Weird memory Allocation issue. Pytorch tries to allocate 95GiB instead of 15GB

Hello All,
I have a model (let us call it NN_Model) that is made of two submodules let’s say A and B. The input first goes through A then through B and at last a couple of conv layers(2 to be precise).

output = A(input)
output = B(output)
output = conv(output)
return output

When I create an instance of model A and run the forward, it takes around 7.4GB on the GPU. Similarly, model B alone takes around 5GB on the GPU. The last convolutional layers do not take 700MB separately.

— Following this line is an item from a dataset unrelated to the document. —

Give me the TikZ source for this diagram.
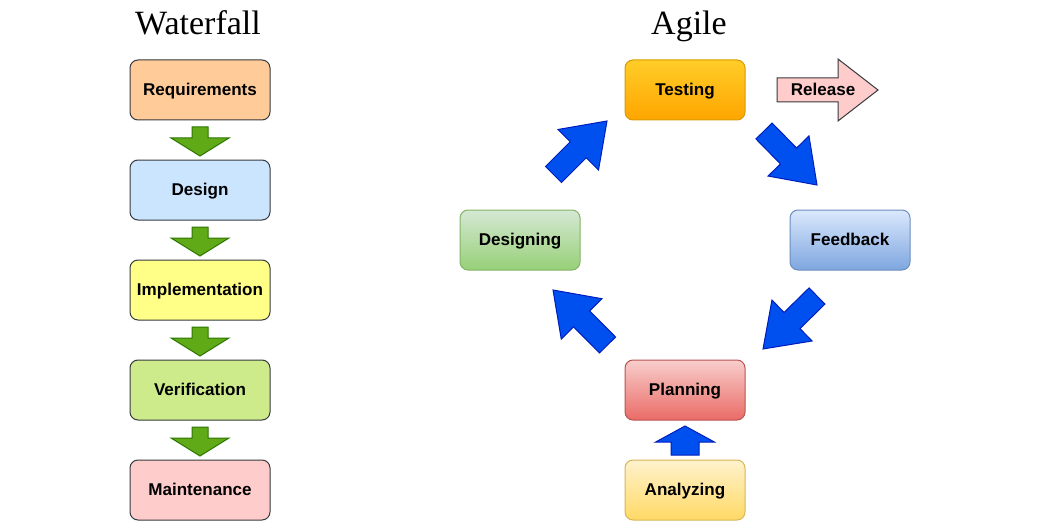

However when I try to run the forward pass of the ‘NN_Model’, pytorch tries to allocate 95GiB on the GPU with the following error message -
RuntimeError: CUDA out of memory. Tried to allocate 95.37 GiB (GPU 0; 7.80 GiB total capacity; 4.25 GiB already allocated; 2.59 GiB free; 4.31 GiB reserved in total by PyTorch)
I am not able to understand the sudden surge in memory required. I expected a total of 15GB required, give or take a GB but 95 is a lot.
Could anyone please tell me the possible reasons. The submodule A is a Resnet50 from torchvision and the submodule B contains 4 softmax’s as their learnable parameter and nothing else. The forward function mainly contains bmm calls which I suppose cannot add to the memory .

Could anyone please help me out me the possible reasons for the above aberration?

Edit - I noticed that 95GiB was trying to get allocated in the forward of the B(which works perfectly when run separately). what could be going wrong ?

TIA

Could you post the code of NN_Model so that we could try to reproduce this issue, please?